PSYCHEDELIC-INSPIRED DRUGS COULD RELIEVE DEPRESSION WITHOUT CAUSING HALLUCINATIONS

2023-06-05

Psychedelic drugs, best known for causing hallucinations, can also lift users’ moods, preliminary results from clinical trials suggest. But the risks that come with the trip are an obstacle to using the drugs as antidepressants. Hallucinations might trigger psychosis in people with certain risk factors, and because of their unpredictable effects, clinicians have to closely monitor patients as they take the drugs.

Now, researchers think they may be able to take hallucinations out of the equation. LSD and psilocin—the psychedelic compound in magic mushrooms—can produce an antidepressant response in mice through a molecular mechanism that is completely separate from the one responsible for hallucinogenic effects, the team reports in a Nature Neuroscience paper today. The results, they say, pave the way to developing psychedelic-like drugs that could treat depression without hallucinations.

The work is rigorous and careful, says Revathy Chottekalapanda, a neuroscientist at Weill Cornell Medicine, and the results are intriguing. But Chottekalapanda and others emphasize that the path from demonstrating these kinds of effects in basic research to developing drugs that are effective in humans could be treacherous.

Research into the effects of psychedelics has focused heavily on the serotonin 2A receptor in the brain, because the drugs produce hallucinations by binding to this receptor. But psychedelics are “infamous for being superpromiscuous drugs” says Rafael Moliner, a neuroscience Ph.D. student at the University of Helsinki and lead author of the paper. “They interact with a lot of receptors.”

In a 2021 paper in Cell, Moliner and his colleagues had shown that classical antidepressants work by binding to the receptor for a signaling molecule called brain-derived neurotrophic factor (BDNF). When BDNF binds with this receptor, called TrkB, it sets off the cellular processes that drive neuroplasticity: the growth and reorganization of connections between brain cells. Antidepressant drugs bind to TrkB, the researchers found—not taking the role of BDNF, but giving its signaling process a helping hand and triggering neuroplasticity, thought to be an important part of the antidepressant response.

In the new study, the researchers show that psychedelic drugs have a similar mechanism. First, they demonstrated that LSD and psilocin bind to TrkB in cells in a dish—and do so 1000 times more strongly than classical antidepressants. They also found the drugs spurred rat and mouse neurons to develop an increased number of neural connections, indicating increased neuroplasticity.

These findings suggested that psychedelics might have an antidepressant effect by acting on TrkB, even without triggering the serotonin receptor. So the team gave mice LSD alongside a compound that blocks the drug from binding to the serotonin 2A receptor, to see whether this would reduce depressionlike behavior without inducing hallucinations. With humans, you can simply ask whether someone experienced hallucinations, “but with mice, it’s not that easy,” Moliner says.

His team took advantage of the fact that rodents on a hallucinogenic drug normally twitch their heads as if they are shaking off a fly.

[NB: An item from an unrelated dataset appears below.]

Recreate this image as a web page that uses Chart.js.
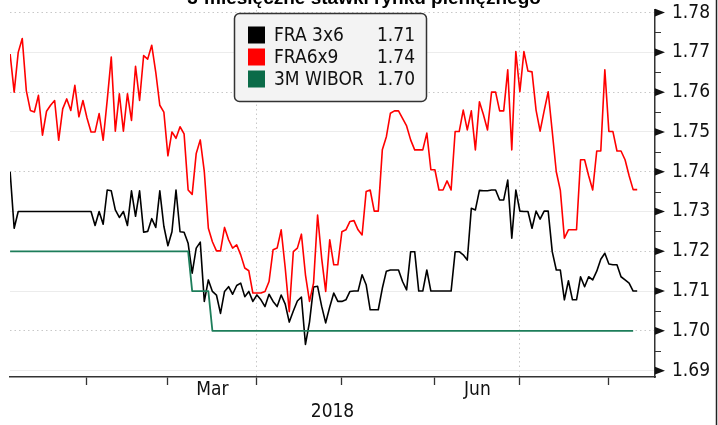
<!DOCTYPE html>
<html>
<head>
<meta charset="utf-8">
<script src="https://cdn.jsdelivr.net/npm/chart.js@4/dist/chart.umd.min.js"></script>
<style>
html,body{margin:0;padding:0;background:#fff;overflow:hidden}
#wrap{position:relative;width:718px;height:425px}
</style>
</head>
<body>
<div id="wrap"><canvas id="c" width="718" height="425"></canvas></div>
<script>
// ---------- data ----------
const chartTitle = '3-miesięczne stawki rynku pieniężnego';
const seriesNames = ['FRA 3x6', 'FRA6x9', '3M WIBOR'];
const yearLabel = '2018';
// x is a trading-day (weekday) index: 0 = Mon 1 Jan 2018; first observation = Fri 5 Jan 2018
const firstDay = 4;

const fra3x6 = [
  1.740,1.7258,1.730,1.730,1.730,1.730,1.730,1.730,1.730,1.730,
  1.730,1.730,1.730,1.730,1.730,1.730,1.730,1.730,1.730,1.730,
  1.730,1.7265,1.730,1.7268,1.7354,1.7352,1.7304,1.7285,1.730,1.7265,
  1.7352,1.7288,1.7352,1.7248,1.725,1.7282,1.726,1.7352,1.7263,1.7214,
  1.7249,1.7354,1.7249,1.7248,1.722,1.7145,1.7208,1.7223,1.7074,1.7128,
  1.7099,1.709,1.7044,1.7099,1.7111,1.7092,1.7114,1.712,1.7086,1.7099,
  1.7074,1.709,1.7078,1.7061,1.7092,1.7074,1.7061,1.709,1.7067,1.7022,
  1.705,1.7075,1.7085,1.6966,1.7022,1.711,1.7112,1.7062,1.702,1.706,
  1.7095,1.7074,1.7074,1.7078,1.7099,1.71,1.71,1.7141,1.7116,1.7053,
  1.7053,1.7053,1.7107,1.715,1.7153,1.7153,1.7153,1.7124,1.7103,1.7199,
  1.7199,1.71,1.71,1.7153,1.71,1.71,1.71,1.71,1.71,1.71,
  1.7199,1.7199,1.7191,1.7178,1.7308,1.7304,1.7353,1.7352,1.7352,1.7354,
  1.7354,1.7329,1.7329,1.7379,1.7233,1.7354,1.7301,1.730,1.730,1.7258,
  1.7301,1.7281,1.7301,1.7301,1.7199,1.7153,1.7153,1.7078,1.7126,1.7078,
  1.7078,1.7136,1.7111,1.7136,1.7128,1.715,1.718,1.7195,1.7168,1.7166,
  1.7166,1.7136,1.7128,1.712,1.71,1.71
];

const fra6x9 = [
  1.7696,1.760,1.770,1.7735,1.7604,1.7554,1.755,1.7592,1.7492,1.7552,
  1.7567,1.7579,1.7479,1.7558,1.7583,1.7554,1.7617,1.7538,1.7579,1.7535,
  1.750,1.750,1.7546,1.7479,1.758,1.7688,1.7502,1.7596,1.7502,1.7596,
  1.7529,1.7665,1.7579,1.7692,1.7683,1.7718,1.765,1.7567,1.755,1.744,
  1.750,1.7484,1.7513,1.7495,1.7354,1.7343,1.7446,1.748,1.740,1.7258,
  1.7224,1.7201,1.7201,1.726,1.7229,1.7208,1.7216,1.7191,1.7158,1.7151,
  1.7095,1.7095,1.7095,1.7099,1.7124,1.7204,1.7208,1.7254,1.7158,1.7048,
  1.7199,1.7208,1.7243,1.7141,1.7074,1.712,1.7291,1.7183,1.7099,1.7229,
  1.7166,1.7166,1.7249,1.7254,1.7275,1.7277,1.7254,1.7241,1.735,1.7354,
  1.7301,1.7301,1.7455,1.7488,1.7547,1.7553,1.7553,1.7534,1.7515,1.748,
  1.7455,1.7455,1.7455,1.7497,1.7405,1.7405,1.7354,1.7354,1.7377,1.7354,
  1.7501,1.7501,1.7555,1.7505,1.7553,1.7455,1.7576,1.7543,1.7505,1.760,
  1.760,1.7553,1.7553,1.7656,1.7455,1.7702,1.7601,1.7702,1.7653,1.7651,
  1.7555,1.7502,1.7553,1.7601,1.7501,1.740,1.7353,1.7233,1.7254,1.7254,
  1.7254,1.743,1.743,1.739,1.7354,1.7452,1.7452,1.7656,1.7501,1.7501,
  1.7452,1.7452,1.743,1.739,1.7355,1.7355
];

const wibor3m = [
  1.72,1.72,1.72,1.72,1.72,1.72,1.72,1.72,1.72,1.72,1.72,1.72,1.72,1.72,1.72,
  1.72,1.72,1.72,1.72,1.72,1.72,1.72,1.72,1.72,1.72,1.72,1.72,1.72,1.72,1.72,
  1.72,1.72,1.72,1.72,1.72,1.72,1.72,1.72,1.72,1.72,1.72,1.72,1.72,1.72,1.72,
  1.71,1.71,1.71,1.71,1.71,
  1.70,1.70,1.70,1.70,1.70,1.70,1.70,1.70,1.70,1.70,1.70,1.70,1.70,1.70,1.70,
  1.70,1.70,1.70,1.70,1.70,1.70,1.70,1.70,1.70,1.70,1.70,1.70,1.70,1.70,1.70,
  1.70,1.70,1.70,1.70,1.70,1.70,1.70,1.70,1.70,1.70,1.70,1.70,1.70,1.70,1.70,
  1.70,1.70,1.70,1.70,1.70,1.70,1.70,1.70,1.70,1.70,1.70,1.70,1.70,1.70,1.70,
  1.70,1.70,1.70,1.70,1.70,1.70,1.70,1.70,1.70,1.70,1.70,1.70,1.70,1.70,1.70,
  1.70,1.70,1.70,1.70,1.70,1.70,1.70,1.70,1.70,1.70,1.70,1.70,1.70,1.70,1.70,
  1.70,1.70,1.70,1.70,1.70,1.70,1.70,1.70,1.70,1.70,1.70,1.70,1.70,1.70,1.70
];

const yTicks = [1.69, 1.70, 1.71, 1.72, 1.73, 1.74, 1.75, 1.76, 1.77, 1.78];
// weekday index of first trading day of Feb, Mar, Apr, May, Jun, Jul, Aug 2018
const monthStarts = [23, 43, 65, 86, 109, 130, 152];
const quarterStarts = [65, 130];
const labeledMonths = [{text: 'Mar', from: 43, to: 65}, {text: 'Jun', from: 109, to: 130}];

// ---------- chart ----------
const FONT = "'DejaVu Sans Condensed','DejaVu Sans',sans-serif";
Chart.defaults.font.family = FONT;
Chart.defaults.font.size = 19;
Chart.defaults.color = '#111';

const labels = fra6x9.map((_, k) => firstDay + k);
const monthLabelPos = labeledMonths.map(m => (m.from + m.to) / 2);
const xTickValues = monthStarts.concat(monthLabelPos).sort((a, b) => a - b);
const labelAt = v => { const i = monthLabelPos.indexOf(v); return i >= 0 ? labeledMonths[i].text : ''; };
const colors = {fra3x6: '#000000', fra6x9: '#ff0000', wibor: '#1d7d5a', wiborSwatch: '#0b6b48'};

const decor = {
  id: 'decor',
  afterDraw(chart) {
    const ctx = chart.ctx, y = chart.scales.y, area = chart.chartArea;
    ctx.save();
    ctx.fillStyle = '#111';
    ctx.strokeStyle = '#333';
    ctx.lineWidth = 1;
    yTicks.forEach((v, i) => {
      const py = y.getPixelForValue(v);
      ctx.beginPath();
      ctx.moveTo(area.right, py - 3.8);
      ctx.lineTo(area.right + 10, py);
      ctx.lineTo(area.right, py + 3.8);
      ctx.closePath();
      ctx.fill();
      if (i < yTicks.length - 1) {
        const mp = y.getPixelForValue((v + yTicks[i + 1]) / 2);
        ctx.beginPath();
        ctx.moveTo(area.right, Math.round(mp) + 0.5);
        ctx.lineTo(area.right + 6, Math.round(mp) + 0.5);
        ctx.stroke();
      }
    });
    ctx.strokeStyle = '#222';
    ctx.lineWidth = 1.5;
    ctx.beginPath();
    ctx.moveTo(716.5, 0);
    ctx.lineTo(716.5, 425);
    ctx.stroke();
    ctx.fillStyle = '#000';
    ctx.font = "bold 19px 'Liberation Sans', Arial, sans-serif";
    ctx.textAlign = 'center';
    ctx.textBaseline = 'alphabetic';
    ctx.fillText(chartTitle, 364, 4);
    const bx = 234.5, by = 13.5, bw = 192, bh = 88;
    ctx.beginPath();
    ctx.roundRect(bx, by, bw, bh, 5);
    ctx.fillStyle = '#f3f3f3';
    ctx.fill();
    ctx.strokeStyle = '#333';
    ctx.lineWidth = 1.5;
    ctx.stroke();
    const rows = [
      {name: seriesNames[0], color: colors.fra3x6, data: fra3x6},
      {name: seriesNames[1], color: colors.fra6x9, data: fra6x9},
      {name: seriesNames[2], color: colors.wiborSwatch, data: wibor3m}
    ];
    ctx.font = "19px " + FONT;
    ctx.textBaseline = 'middle';
    rows.forEach((r, i) => {
      const cy = 35 + i * 22;
      ctx.fillStyle = r.color;
      ctx.fillRect(248, cy - 8.5, 17, 17);
      ctx.fillStyle = '#111';
      ctx.textAlign = 'left';
      ctx.fillText(r.name, 274, cy + 1);
      ctx.textAlign = 'right';
      ctx.fillText(r.data[r.data.length - 1].toFixed(2), 415, cy + 1);
    });
    ctx.restore();
  }
};

new Chart(document.getElementById('c'), {
  type: 'line',
  data: {
    labels,
    datasets: [
      {label: seriesNames[2], data: wibor3m, borderColor: colors.wibor, borderWidth: 1.8},
      {label: seriesNames[1], data: fra6x9, borderColor: colors.fra6x9, borderWidth: 1.6},
      {label: seriesNames[0], data: fra3x6, borderColor: colors.fra3x6, borderWidth: 1.6}
    ]
  },
  options: {
    responsive: false,
    animation: false,
    layout: {padding: {left: 10, top: 10, right: 0, bottom: 0}},
    elements: {point: {radius: 0}, line: {tension: 0, borderJoinStyle: 'round'}},
    plugins: {legend: {display: false}, tooltip: {enabled: false}},
    scales: {
      x: {
        type: 'linear',
        min: 3.97,
        max: 163.4,
        afterBuildTicks: s => { s.ticks = xTickValues.map(v => ({value: v})); },
        afterFit: s => { s.height = 48; s.paddingLeft = 0; s.paddingRight = 0; },
        grid: {
          color: c => (c.tick && quarterStarts.includes(c.tick.value)) ? '#c8c8c8' : 'rgba(0,0,0,0)',
          lineWidth: 1,
          tickLength: 8,
          tickWidth: 1.3,
          tickColor: c => (c.tick && monthStarts.includes(c.tick.value)) ? '#333' : 'rgba(0,0,0,0)'
        },
        border: {display: true, color: '#333', width: 1.5, dash: [1.5, 3]},
        ticks: {autoSkip: false, maxRotation: 0, padding: -6, color: '#111', callback: v => labelAt(v)},
        title: {display: true, text: yearLabel, color: '#111', padding: {top: 0, bottom: 2}, font: {size: 19}}
      },
      y: {
        position: 'right',
        min: 1.6884,
        max: 1.78065,
        afterBuildTicks: s => { s.ticks = yTicks.map(v => ({value: v})); },
        afterFit: s => { s.width = 63; s.paddingTop = 0; s.paddingBottom = 0; },
        grid: {
          drawTicks: false,
          lineWidth: 1,
          color: c => (c.tick && Math.round(c.tick.value * 100) % 2 === 0) ? '#c8c8c8' : '#ececec'
        },
        border: {
          display: true, color: '#333', width: 1.5,
          dash: c => (c.tick && Math.round(c.tick.value * 100) % 2 === 0) ? [1.5, 3] : []
        },
        ticks: {padding: 17, color: '#111', callback: v => Number(v).toFixed(2)}
      }
    }
  },
  plugins: [decor]
});
</script>
</body>
</html>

Mice given LSD along with the serotonin 2A blocker did not display the head-twitch response. But they did show an improvement in the “freezing” behavior that researchers use as an analog of human depression, suggesting the drugs were still having an antidepressant effect.

These results may prompt more interest in finding drugs that exclusively target TrkB, says Gabriel Jacobs, a clinical pharmacologist at Leiden University, and in investigating whether hallucinations are necessary for psychedelics’ therapeutic effects in humans.

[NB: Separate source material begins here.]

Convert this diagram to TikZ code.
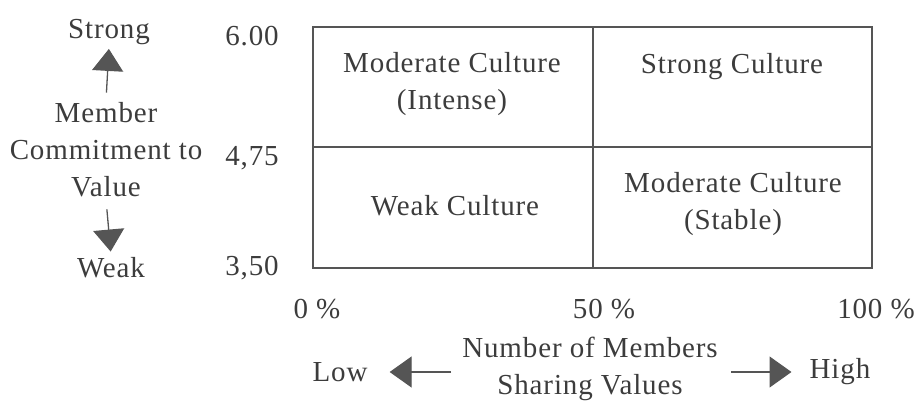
\documentclass[tikz,border=0pt]{standalone}
\usepackage{fontspec}
\setmainfont[LetterSpace=3]{Liberation Serif}
\usetikzlibrary{arrows.meta}

\definecolor{ink}{HTML}{3C3C3C}
\definecolor{rule}{HTML}{555555}

\begin{document}
\begin{tikzpicture}[%
		x=1pt,y=-1pt,
		every node/.style={text=ink,inner sep=2pt,
			font=\fontsize{29}{37}\selectfont},
		bigarrow/.style={draw=rule,line width=1.3pt,
			-{Triangle[length=22pt,width=31pt]}}]
		\useasboundingbox (0,0) rectangle (921,401);
		% quadrants
		\draw[rule,line width=1.2pt] (313,27) rectangle (872,268);
		\draw[rule,line width=1.2pt] (593,27) -- (593,268) (313,147) -- (872,147);
		\node[align=center] (intense) at (452,84) {Moderate Culture\\(Intense)};
		\node (strongc) at (732,67) {Strong Culture};
		\node (weakc) at (455,206) {Weak Culture};
		\node[align=center] (stable) at (733,204) {Moderate Culture\\(Stable)};
		% vertical axis
		\node (strong) at (109,32) {Strong};
		\node[align=center] (commit) at (106,150) {Member\\Commitment to\\Value};
		\node (weak) at (111,268) {Weak};
		\draw[bigarrow,shorten <=8pt,shorten >=2pt] (commit.north) -- (strong.south);
		\draw[bigarrow,shorten <=10pt,shorten >=4pt] (commit.south) -- (weak.north);
		\node (v600) at (252,36) {6.00};
		\node (v475) at (252,158) {4,75};
		\node (v350) at (252,268) {3,50};
		% horizontal axis
		\node (p0) at (317,309) {0 \%};
		\node (p50) at (604,309) {50 \%};
		\node (p100) at (876,309) {100 \%};
		\node[align=center] (members) at (590,369) {Number of Members\\Sharing Values};
		\node (low) at (340,372) {Low};
		\node (high) at (840,372) {High};
		\coordinate (lowfrom) at (451,372);
		\coordinate (highfrom) at (731,372);
		\draw[bigarrow,shorten >=20pt] (lowfrom) -- (low.east);
		\draw[bigarrow,shorten >=16pt] (highfrom) -- (high.west);
	\end{tikzpicture}
\end{document}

Others warn that animal studies of depression often do not translate well to humans, and that the promise of psychedelics in clinical trials is not clear-cut. “Hundreds of papers” have found promising mechanisms for antidepressant treatment in mice, “none of which made it to the development of new pharmacological drugs that do better than gold-standard treatments for depression,” says Eiko Fried, a clinical psychologist at Leiden. And although psychedelics do really seem to help patients feel better, it’s not possible to conceal from patients whether they have taken a psychedelic or placebo, says Balázs Szigeti, a psychedelics researcher at Imperial College London. This muddies the evidence from clinical trials.

Senior author Eero Castrén, a neuroscientist at Helsinki, believes his team’s work may open up promising pathways for psychedelic-inspired antidepressants. But, “This will be quite a long journey,” Castrén says. Even if such drugs seemed effective in animals, extensive human tests would be needed to confirm that revamped psychedelics both relieve depression and are not hallucinogenic. “It’s not something that is going to happen in the next 5 years.”